Trivia: Interesting information with little real value.
Since Joseph Manton came on the British gunmaking scene in the late 1700’s, high-quality, handmade guns (bespoke) have been delivered to their Customers in hinged, lockable, wooden boxes (cases), functionally partitioned to protect the individual components – and lined with cloth similar to that used on billiard tables. All the famous gunmakers – Joseph Manton, Westley Richards, James Purdey, Holland and Holland and Thomas Boss used such cases, as did most of the less famous makers of quality guns. The cases were made to order, typically by independent, outside craftsmen. Through the years, these cases have evolved into “Works of Art”.
From the beginning, oak and mahogany were the woods of choice. Typically, the wooden cases had heavy brass corners on the outside, and the owner’s initials were engraved into a brass plate on the top. Of course, the gunmaker’s label was carefully glued to the inside of the lid; interestingly, early cases had tiny, fold-down handles; they were simply wooden boxes that held the gun(s) and the necessary shooting and cleaning accessories for a shooting trip. These accessories included cleaning rods
and tips, powder and shot flasks, oil, extra firing pins, screwdrivers and other repair tools.

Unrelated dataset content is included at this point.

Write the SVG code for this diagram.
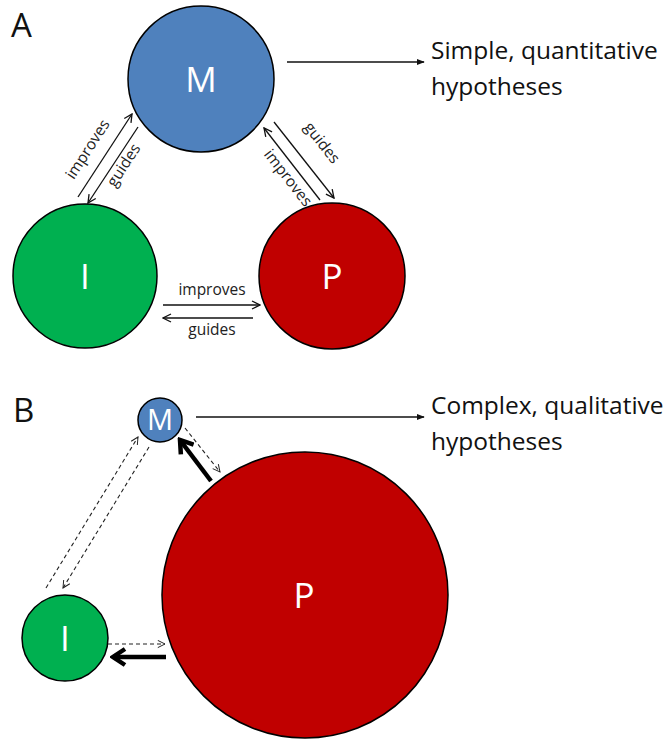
<svg xmlns="http://www.w3.org/2000/svg" width="670" height="740" viewBox="0 0 670 740">
<style>
text{font-family:"Open Sans","Liberation Sans",sans-serif;}
.node{stroke:#000;stroke-width:1.5;}
.m{fill:#4F81BD;}
.i{fill:#00B050;}
.p{fill:#C00000;}
.nl{fill:#fff;text-anchor:middle;font-size:35px;}
.lab{fill:#222;text-anchor:middle;font-size:15.5px;}
.big{fill:#111;font-size:24.5px;}
.panel{fill:#111;font-size:33px;}
.thin{stroke:#111;stroke-width:1.3;fill:none;marker-end:url(#open);}
.dash{stroke:#222;stroke-width:1.1;fill:none;stroke-dasharray:4 3;marker-end:url(#opend);}
.bold{stroke:#000;stroke-width:4.5;fill:none;marker-end:url(#boldh);}
.long{stroke:#111;stroke-width:1.5;fill:none;marker-end:url(#fill);}
</style>
<defs>
<marker id="open" viewBox="0 0 10 10" refX="9" refY="5" markerWidth="10" markerHeight="10" markerUnits="userSpaceOnUse" orient="auto">
<polyline points="1,1 9,5 1,9" fill="none" stroke="#111" stroke-width="1.3"/>
</marker>
<marker id="opend" viewBox="0 0 10 10" refX="9" refY="5" markerWidth="9" markerHeight="9" markerUnits="userSpaceOnUse" orient="auto">
<polyline points="1,1 9,5 1,9" fill="none" stroke="#222" stroke-width="1.1"/>
</marker>
<marker id="boldh" viewBox="0 0 20 20" refX="17" refY="10" markerWidth="20" markerHeight="20" markerUnits="userSpaceOnUse" orient="auto">
<polyline points="5,2 17,10 5,18" fill="none" stroke="#000" stroke-width="4.5" stroke-linejoin="miter"/>
</marker>
<marker id="fill" viewBox="0 0 10 10" refX="9" refY="5" markerWidth="8" markerHeight="8" markerUnits="userSpaceOnUse" orient="auto">
<path d="M0,1 L10,5 L0,9 Z" fill="#111"/>
</marker>
</defs>

<text class="panel" x="11" y="37">A</text>
<text class="panel" x="13" y="422">B</text>

<g id="connectors">
<line class="long" x1="287" y1="62" x2="424" y2="62"/>
<line class="thin" x1="78" y1="197" x2="132" y2="114"/>
<line class="thin" x1="138" y1="127" x2="88" y2="203"/>
<line class="thin" x1="274" y1="122" x2="334" y2="198"/>
<line class="thin" x1="320" y1="200" x2="264" y2="128"/>
<line class="thin" x1="163" y1="305" x2="260" y2="305"/>
<line class="thin" x1="253" y1="318" x2="163" y2="318"/>
<text class="lab" transform="translate(92,152) rotate(-57)">improves</text>
<text class="lab" transform="translate(128,168) rotate(-57)">guides</text>
<text class="lab" transform="translate(318,146) rotate(52)">guides</text>
<text class="lab" transform="translate(284,181) rotate(52)">improves</text>
<text class="lab" x="212" y="295">improves</text>
<text class="lab" x="212" y="335">guides</text>

<line class="long" x1="196" y1="417" x2="424" y2="417"/>
<line class="dash" x1="46" y1="588" x2="138" y2="437"/>
<line class="dash" x1="149" y1="447" x2="63" y2="588"/>
<line class="dash" x1="185" y1="428" x2="220" y2="472"/>
<line class="dash" x1="108" y1="644" x2="165" y2="644"/>
<line class="bold" x1="211" y1="481" x2="180" y2="440"/>
<line class="bold" x1="166" y1="657" x2="113" y2="657"/>
</g>

<g id="textA">
<text class="big" x="431" y="59">Simple, quantitative</text>
<text class="big" x="431" y="95">hypotheses</text>
</g>
<g id="textB">
<text class="big" x="431" y="414">Complex, qualitative</text>
<text class="big" x="431" y="450">hypotheses</text>
</g>

<g id="A-M"><circle class="node m" cx="201" cy="79" r="73"/><text class="nl" x="201" y="92">M</text></g>
<g id="A-I"><circle class="node i" cx="85" cy="276" r="72"/><text class="nl" x="85" y="289">I</text></g>
<g id="A-P"><circle class="node p" cx="332" cy="276" r="73"/><text class="nl" x="332" y="289">P</text></g>

<g id="B-M"><circle class="node m" cx="160" cy="420" r="22"/><text class="nl" x="160" y="430" style="font-size:29px">M</text></g>
<g id="B-I"><circle class="node i" cx="65" cy="638" r="43"/><text class="nl" x="65" y="651">I</text></g>
<g id="B-P"><circle class="node p" cx="305" cy="595" r="143"/><text class="nl" x="304" y="608">P</text></g>
</svg>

As time went on, these cases took on a life of their own and today we call them “British Gun Cases.” They are beautiful, handmade works of art, never needing an apology – regardless of where they are displayed. In some circles, they are almost as highly revered as the bespoke guns they were designed to protect and display.
There were a great many improvements; somewhere along the line, the handle was enlarged for ease of carrying, the wood was covered with top grain leather (dyed in many colors), and leather straps were added to ensure the case didn’t “pop” open. Lastly, canvas covers became an option to protect the beautiful leather on the outside of the case. Today’s offering of British Gun Cases includes a “motor case”, a “lightweight all leather display case” and an “Oak and Leather display case”; the latter being the heaviest, most expensive and attractive.
Anyway, I’m pleased to have a few British Gun Cases in my gunroom, some older and some newer; and hope to add a few more.